Hilferufe ins Leere

Hilferufe ins Leere
Frauen werden nicht ernstgenommen. Das ist besonders verheerend, wenn die Ignoranz den Tod der Betroffenen nach sich zieht.
Agnes Preusser

Agnes Preusser

Wenn die Vorwürfe, die ein Wiener Anwalt gegen die oberösterreichische Polizei erhebt, stimmen, so ist das ungeheuerlich: Eine Frau wurde ignoriert, als sie eine befreundete Escort-Dame als abgängig meldete. Erst als sich der Anwalt selbst eingeschaltet hat, soll die Cobra die Wohnung des Tatverdächtigen gestürmt haben – mehrere Stunden später. Die Frau war bereits tot, ihr Körper wies Zeichen extremer Gewalteinwirkung auf.

Damit gingen in Oberösterreich zweimal hintereinander Hilferufe einer Frau ins Leere. Erst Ende Juli nahm sich Ärztin Lisa Maria Kellermayr das Leben, nachdem sie von Impfgegnern massiv bedroht worden war – und sich von der Polizei nicht genug geschützt gefühlt hatte. Ein Polizeisprecher hatte zuvor im Radio gesagt, dass sich Kellermayr nur in die Öffentlichkeit drängen wolle.

Frauen werden in Österreich immer noch nicht ernst genommen. Einfach nur, weil sie Frauen sind. Vor diesem Schicksal schützt weder Bildung noch Berufsstand oder Staatsbürgerschaft.

Das zeigen die beiden genannten Fälle deutlich. Der österreichischen Ärztin hat man genauso wenig geglaubt wie der Freundin der rumänischen Escort-Dame. Beide hätten gleichermaßen Gehör verdient, bei beiden endete die Ignoranz schlimmstmöglich.

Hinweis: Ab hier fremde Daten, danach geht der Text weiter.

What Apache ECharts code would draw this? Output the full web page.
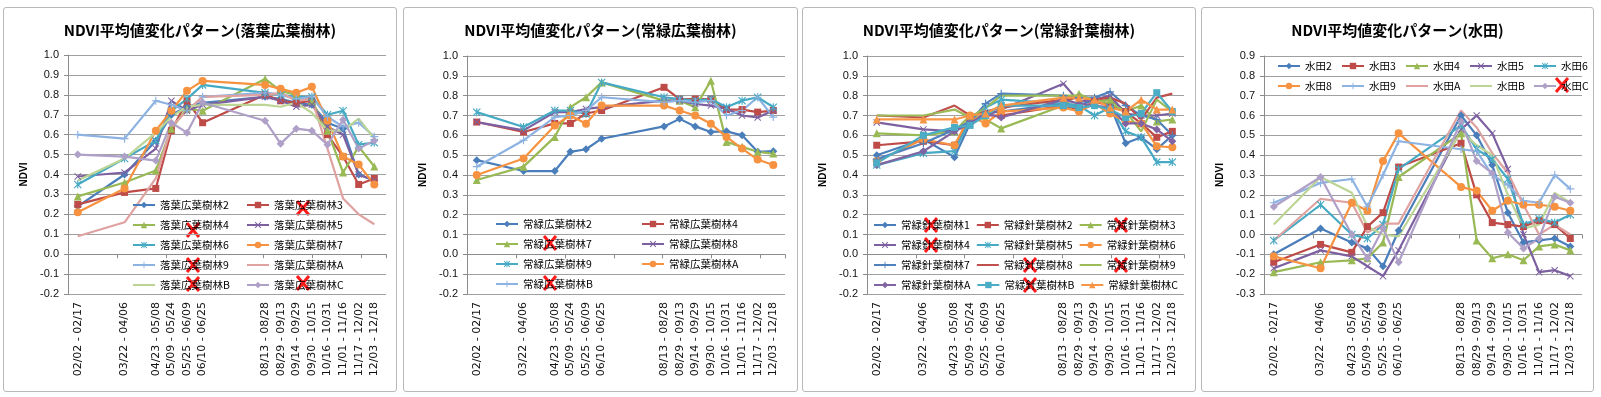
<!DOCTYPE html>
<html>
  <head>
    <meta charset="UTF-8" />
    <title>NDVI平均値変化パターン</title>
    <script src="https://cdn.jsdelivr.net/npm/echarts@6/dist/echarts.min.js"></script>
    <style>
      body {
        margin: 0;
        padding: 0;
        background: #fff;
        width: 1601px;
        height: 397px;
        position: relative;
        overflow: hidden;
      }
      .panel {
        position: absolute;
        top: 7px;
        height: 385px;
        box-sizing: border-box;
        border: 1px solid #b8b8b8;
        border-radius: 3px;
      }
      #p1 { left: 3px; width: 394px; }
      #p2 { left: 403px; width: 395px; }
      #p3 { left: 802px; width: 394px; }
      #p4 { left: 1201px; width: 393px; }
    </style>
  </head>
  <body>
    <div id="p1" class="panel"></div>
    <div id="p2" class="panel"></div>
    <div id="p3" class="panel"></div>
    <div id="p4" class="panel"></div>
    <script type="text/javascript">
      // 16-day composite periods (start day of year) and their tick labels
      var periodDay = [33, 81, 113, 129, 145, 161, 225, 241, 257, 273, 289, 305, 321, 337];
      var periodLabels = [
        "02/02 - 02/17", "03/22 - 04/06", "04/23 - 05/08", "05/09 - 05/24",
        "05/25 - 06/09", "06/10 - 06/25", "08/13 - 08/28", "08/29 - 09/13",
        "09/14 - 09/29", "09/30 - 10/15", "10/16 - 10/31", "11/01 - 11/16",
        "11/17 - 12/02", "12/03 - 12/18"
      ];

      // 落葉広葉樹林
      var decidNames = ["落葉広葉樹林2", "落葉広葉樹林3", "落葉広葉樹林4", "落葉広葉樹林5", "落葉広葉樹林6",
        "落葉広葉樹林7", "落葉広葉樹林9", "落葉広葉樹林A", "落葉広葉樹林B", "落葉広葉樹林C"];
      var decidValues = [
        [0.24, 0.40, 0.57, 0.70, 0.74, 0.76, 0.79, 0.78, 0.76, 0.75, 0.66, 0.63, 0.40, 0.37],
        [0.25, 0.31, 0.33, 0.62, 0.77, 0.66, 0.80, 0.77, 0.76, 0.77, 0.60, 0.49, 0.35, 0.38],
        [0.29, 0.36, 0.42, 0.63, 0.73, 0.72, 0.88, 0.82, 0.80, 0.77, 0.62, 0.41, 0.54, 0.44],
        [0.39, 0.41, 0.53, 0.77, 0.72, 0.75, 0.79, 0.77, 0.74, 0.75, 0.64, 0.60, 0.40, 0.37],
        [0.35, 0.48, 0.57, 0.72, 0.78, 0.85, 0.81, 0.80, 0.79, 0.79, 0.70, 0.72, 0.55, 0.56],
        [0.21, 0.33, 0.62, 0.72, 0.82, 0.87, 0.85, 0.83, 0.81, 0.84, 0.67, 0.49, 0.45, 0.35],
        [0.60, 0.58, 0.77, 0.75, 0.72, 0.79, 0.81, 0.80, 0.78, 0.79, 0.69, 0.64, 0.66, 0.59],
        [0.09, 0.16, 0.38, 0.64, 0.72, 0.79, 0.80, 0.81, 0.77, 0.78, 0.53, 0.28, 0.20, 0.15],
        [0.37, 0.48, 0.61, 0.69, 0.74, 0.75, 0.75, 0.74, 0.76, 0.71, 0.62, 0.62, 0.68, 0.58],
        [0.50, 0.49, 0.47, 0.66, 0.61, 0.76, 0.67, 0.555, 0.63, 0.62, 0.55, 0.675, 0.53, 0.57]
      ];

      // 常緑広葉樹林
      var everBroadNames = ["常緑広葉樹林2", "常緑広葉樹林4", "常緑広葉樹林7", "常緑広葉樹林8",
        "常緑広葉樹林9", "常緑広葉樹林A", "常緑広葉樹林B"];
      var everBroadValues = [
        [0.475, 0.42, 0.42, 0.517, 0.53, 0.583, 0.645, 0.683, 0.645, 0.617, 0.62, 0.60, 0.517, 0.52],
        [0.667, 0.617, 0.66, 0.66, 0.71, 0.725, 0.842, 0.783, 0.783, 0.783, 0.73, 0.73, 0.717, 0.725],
        [0.375, 0.442, 0.592, 0.742, 0.792, 0.867, 0.775, 0.775, 0.742, 0.875, 0.567, 0.542, 0.517, 0.508],
        [0.667, 0.625, 0.717, 0.717, 0.733, 0.742, 0.775, 0.775, 0.758, 0.75, 0.733, 0.70, 0.69, 0.725],
        [0.717, 0.642, 0.725, 0.725, 0.708, 0.867, 0.792, 0.783, 0.775, 0.783, 0.742, 0.775, 0.792, 0.742],
        [0.40, 0.483, 0.65, 0.70, 0.658, 0.75, 0.75, 0.725, 0.70, 0.658, 0.592, 0.533, 0.478, 0.45],
        [0.442, 0.575, 0.692, 0.70, 0.725, 0.792, 0.767, 0.775, 0.767, 0.775, 0.70, 0.725, 0.792, 0.692]
      ];

      // 常緑針葉樹林
      var everNeedleNames = ["常緑針葉樹林1", "常緑針葉樹林2", "常緑針葉樹林3", "常緑針葉樹林4",
        "常緑針葉樹林5", "常緑針葉樹林6", "常緑針葉樹林7", "常緑針葉樹林8", "常緑針葉樹林9",
        "常緑針葉樹林A", "常緑針葉樹林B", "常緑針葉樹林C"];
      var everNeedleValues = [
        [0.50, 0.58, 0.49, 0.66, 0.71, 0.72, 0.76, 0.75, 0.78, 0.75, 0.56, 0.59, 0.53, 0.60],
        [0.55, 0.57, 0.55, 0.68, 0.70, 0.70, 0.75, 0.73, 0.77, 0.75, 0.72, 0.66, 0.59, 0.62],
        [0.61, 0.60, 0.62, 0.70, 0.68, 0.635, 0.75, 0.81, 0.77, 0.78, 0.72, 0.75, 0.67, 0.68],
        [0.665, 0.63, 0.62, 0.66, 0.70, 0.73, 0.86, 0.77, 0.78, 0.80, 0.71, 0.70, 0.70, 0.71],
        [0.45, 0.51, 0.52, 0.68, 0.74, 0.78, 0.76, 0.75, 0.70, 0.74, 0.62, 0.59, 0.465, 0.465],
        [0.47, 0.58, 0.55, 0.70, 0.66, 0.72, 0.74, 0.72, 0.76, 0.71, 0.67, 0.66, 0.545, 0.54],
        [0.48, 0.56, 0.63, 0.67, 0.76, 0.81, 0.80, 0.79, 0.79, 0.82, 0.75, 0.70, 0.68, 0.60],
        [0.70, 0.69, 0.75, 0.70, 0.72, 0.74, 0.78, 0.79, 0.78, 0.79, 0.76, 0.68, 0.79, 0.81],
        [0.70, 0.70, 0.73, 0.69, 0.74, 0.80, 0.80, 0.80, 0.78, 0.76, 0.72, 0.62, 0.78, 0.72],
        [0.45, 0.52, 0.62, 0.66, 0.71, 0.69, 0.78, 0.76, 0.75, 0.74, 0.66, 0.66, 0.63, 0.57],
        [0.46, 0.60, 0.64, 0.65, 0.70, 0.75, 0.75, 0.74, 0.75, 0.73, 0.69, 0.71, 0.815, 0.72],
        [0.68, 0.68, 0.68, 0.70, 0.71, 0.75, 0.79, 0.79, 0.78, 0.74, 0.72, 0.78, 0.73, 0.73]
      ];

      // 水田
      var paddyNames = ["水田2", "水田3", "水田4", "水田5", "水田6", "水田8", "水田9", "水田A", "水田B", "水田C"];
      var paddyValues = [
        [-0.10, 0.03, -0.04, -0.07, -0.16, 0.02, 0.60, 0.50, 0.35, 0.11, -0.04, -0.03, -0.02, -0.06],
        [-0.14, -0.05, -0.09, 0.04, 0.11, 0.34, 0.46, 0.20, 0.06, 0.05, 0.04, 0.07, 0.05, -0.02],
        [-0.19, -0.14, -0.13, -0.12, -0.04, 0.29, 0.51, -0.03, -0.12, -0.10, -0.13, -0.06, -0.05, -0.08],
        [-0.17, -0.08, -0.11, -0.16, -0.21, -0.08, 0.53, 0.60, 0.51, 0.33, 0.00, -0.19, -0.18, -0.21],
        [-0.03, 0.15, 0.00, -0.02, 0.05, 0.33, 0.55, 0.43, 0.38, 0.28, 0.05, 0.08, 0.06, 0.10],
        [-0.11, -0.17, 0.16, 0.12, 0.37, 0.51, 0.24, 0.22, 0.12, 0.17, 0.15, 0.15, 0.14, 0.12],
        [0.16, 0.26, 0.28, 0.14, 0.30, 0.47, 0.43, 0.42, 0.30, 0.25, 0.17, 0.16, 0.30, 0.23],
        [-0.03, 0.18, 0.16, 0.01, 0.055, 0.055, 0.625, 0.54, 0.41, 0.31, 0.15, 0.00, 0.05, 0.00],
        [0.05, 0.29, 0.21, 0.04, 0.00, -0.01, 0.52, 0.45, 0.40, 0.20, 0.03, 0.05, 0.21, 0.16],
        [0.14, 0.29, 0.00, -0.12, 0.03, -0.14, 0.57, 0.37, 0.31, 0.01, -0.07, -0.02, 0.19, 0.16]
      ];

      var X_PATH = "path://M1,0L5,4L9,0L10,1L6,5L10,9L9,10L5,6L1,10L0,9L4,5L0,1Z";
      var STAR_PATH = "path://M1,0L5,4L9,0L10,1L6,5L10,9L9,10L5,6L1,10L0,9L4,5L0,1Z M4.3,0H5.7V10H4.3Z";
      var PLUS_PATH = "path://M4.3,0H5.7V4.3H10V5.7H5.7V10H4.3V5.7H0V4.3H4.3Z";
      var markers = ["diamond", "rect", "triangle", X_PATH, STAR_PATH, "circle", PLUS_PATH, "none", "none", "diamond", "rect", "triangle"];
      var markerSize = [8, 7, 8, 7, 8, 8, 8, 0, 0, 8, 7, 8];

      var paletteA = ["#4A7EBB", "#BE4B48", "#98B954", "#7D60A0", "#46AAC5", "#F69240",
        "#8DB3E2", "#DFA2A1", "#BCD595", "#AFA0C8"];
      var paletteB = ["#4A7EBB", "#BE4B48", "#98B954", "#7D60A0", "#46AAC5", "#F69240",
        "#4F81BD", "#C0504D", "#9BBB59", "#8064A2", "#4BACC6", "#F79646"];

      var panels = [
        {
          id: "p1", title: "NDVI平均値変化パターン(落葉広葉樹林)", names: decidNames, values: decidValues,
          colors: paletteA, yMin: -0.2, yMax: 1.0,
          grid: { left: 64, right: 10, top: 47, bottom: 97 },
          legend: { left: 128, top: 190, width: 226, textWidth: 80 },
          crosses: [[299, 200], [189, 222], [189, 257], [189, 276], [299, 275]]
        },
        {
          id: "p2", title: "NDVI平均値変化パターン(常緑広葉樹林)", names: everBroadNames, values: everBroadValues,
          colors: paletteA, yMin: -0.2, yMax: 1.0,
          grid: { left: 63, right: 12, top: 48, bottom: 97 },
          legend: { left: 91, top: 209, width: 290, textWidth: 112 },
          crosses: [[146, 235], [146, 275]]
        },
        {
          id: "p3", title: "NDVI平均値変化パターン(常緑針葉樹林)", names: everNeedleNames, values: everNeedleValues,
          colors: paletteB, yMin: -0.2, yMax: 1.0,
          grid: { left: 64, right: 11, top: 48, bottom: 97 },
          legend: { left: 70, top: 210, width: 305, textWidth: 68 },
          crosses: [[128, 217], [318, 217], [128, 237], [227, 257], [318, 257], [227, 277]]
        },
        {
          id: "p4", title: "NDVI平均値変化パターン(水田)", names: paddyNames, values: paddyValues,
          colors: paletteA, yMin: -0.3, yMax: 0.9,
          grid: { left: 62, right: 11, top: 48, bottom: 97 },
          legend: { left: 75, top: 51, width: 320, textWidth: 30 },
          crosses: [[360, 77]]
        }
      ];

      function crossMark(p) {
        return {
          type: "group",
          x: p[0],
          y: p[1],
          z: 100,
          children: [
            { type: "line", shape: { x1: -6, y1: -7, x2: 6, y2: 7 }, style: { stroke: "#ff1a1a", lineWidth: 3 } },
            { type: "line", shape: { x1: 6, y1: -7, x2: -6, y2: 7 }, style: { stroke: "#ff1a1a", lineWidth: 3 } }
          ]
        };
      }

      function buildPanel(cfg) {
        var chart = echarts.init(document.getElementById(cfg.id));
        var series = cfg.names.map(function(name, i) {
          return {
            type: "line",
            name: name,
            xAxisIndex: 0,
            yAxisIndex: 0,
            data: periodDay.map(function(d, k) {
              return [d, cfg.values[i][k]];
            }),
            symbol: markers[i],
            symbolSize: markerSize[i],
            showAllSymbol: true,
            lineStyle: { width: 2.2, color: cfg.colors[i] },
            itemStyle: { color: cfg.colors[i] },
            emphasis: { disabled: true }
          };
        });
        // series drawn without markers show a plain line in the legend
        var legendData = cfg.names.map(function(name, i) {
          return markers[i] === "none" ? { name: name, itemStyle: { opacity: 0 } } : { name: name };
        });
        chart.setOption({
          animation: false,
          title: {
            text: cfg.title,
            left: "center",
            top: 15,
            padding: 0,
            textStyle: {
              fontFamily: "Noto Sans CJK JP",
              fontWeight: "bold",
              fontSize: 15,
              color: "#000"
            }
          },
          grid: cfg.grid,
          legend: {
            data: legendData,
            left: cfg.legend.left,
            top: cfg.legend.top,
            width: cfg.legend.width,
            padding: 0,
            itemGap: 6,
            itemWidth: 22,
            itemHeight: 8,
            selectedMode: false,
            textStyle: {
              fontFamily: "Noto Sans CJK JP",
              fontSize: 10.5,
              lineHeight: 14,
              width: cfg.legend.textWidth,
              color: "#000"
            }
          },
          xAxis: [
            {
              type: "value",
              min: 23,
              max: 349,
              position: "bottom",
              axisLine: { show: false, onZero: false },
              axisTick: { show: false },
              splitLine: { show: false },
              axisLabel: {
                customValues: periodDay,
                rotate: 90,
                margin: 8,
                fontFamily: "DejaVu Sans",
                fontSize: 11,
                color: "#111",
                formatter: function(v) {
                  var idx = periodDay.indexOf(v);
                  return idx >= 0 ? periodLabels[idx] : "";
                }
              }
            },
            {
              // axis line with its tick marks crossing at NDVI = 0
              type: "value",
              min: 0,
              max: 6.5,
              interval: 1,
              position: "bottom",
              axisLine: { show: true, onZero: true, lineStyle: { color: "#8c8c8c", width: 1 } },
              axisTick: { show: true, length: 4, lineStyle: { color: "#8c8c8c" } },
              axisLabel: { show: false },
              splitLine: { show: false }
            }
          ],
          yAxis: {
            type: "value",
            min: cfg.yMin,
            max: cfg.yMax,
            interval: 0.1,
            name: "NDVI",
            nameLocation: "middle",
            nameGap: 38,
            nameTextStyle: { fontFamily: "Liberation Sans", fontWeight: "bold", fontSize: 10, color: "#000" },
            axisLine: { show: true, lineStyle: { color: "#8c8c8c" } },
            axisTick: { show: true, length: 4, lineStyle: { color: "#8c8c8c" } },
            splitLine: { show: true, lineStyle: { color: "#a0a0a0", width: 1 } },
            axisLabel: {
              margin: 9,
              fontFamily: "Liberation Sans",
              fontSize: 11,
              color: "#111",
              formatter: function(v) {
                return (Math.round(v * 10) / 10).toFixed(1);
              }
            }
          },
          graphic: cfg.crosses.map(crossMark),
          series: series
        });
        return chart;
      }

      panels.forEach(buildPanel);
    </script>
  </body>
</html>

Frauen werden immer noch als Hysterikerinnen abgetan, oft auch als Lügnerinnen. Und dann ist da auch noch das Narrativ, dass sie ja selbst schuld seien an ihrem Schicksal. Dieses Argument geht gerade dann vielen leicht über die Lippen, wenn das Opfer in der Prostitution tätig war. Und es ist trotzdem nicht wahr.

Auch beim Mordfall rund um die 13-jährige Leonie wurde die Schuld nicht nur bei den mutmaßlichen Tätern gesucht. Vor allem ihre Eltern bekamen den Hass der Öffentlichkeit zu spüren. Die Verdächtigen hatten in einer ersten Rechtfertigung vor einem Jahr sogar die Kaltschnäuzigkeit, die Schuld auf das Kind abwälzen zu wollen. Vor Gericht, der Prozess startete gestern, wird man das wohl anders sehen.

Es ist jemand schuld, wenn ein Mädchen getötet wird. Es ist auch jemand schuld, wenn – wie im Fall Kellermayr – gedroht wird, jemanden zu „schlachten“ oder „in einem Keller zu foltern“. Es ist jemand schuld, wenn eine Frau zu Tode geprügelt wird. Schuld ist aber nicht die Frau, schuld ist der Täter. Immer.

Die Landespolizeidirektion Oberösterreich will die Vorgänge vor dem Tod der Escort-Dame nun intern prüfen. Man kann nur hoffen, dass das kein schnödes Lippenbekenntnis bleibt. Und der öffentliche Druck groß genug bleibt, dass der Ankündigung auch Taten folgen. Wenn sich ein Beamtenversagen offenbart, müssen auch harte Konsequenzen gezogen werden. Denn verzweifelte Hilferufe sind ernstzunehmen. Immer.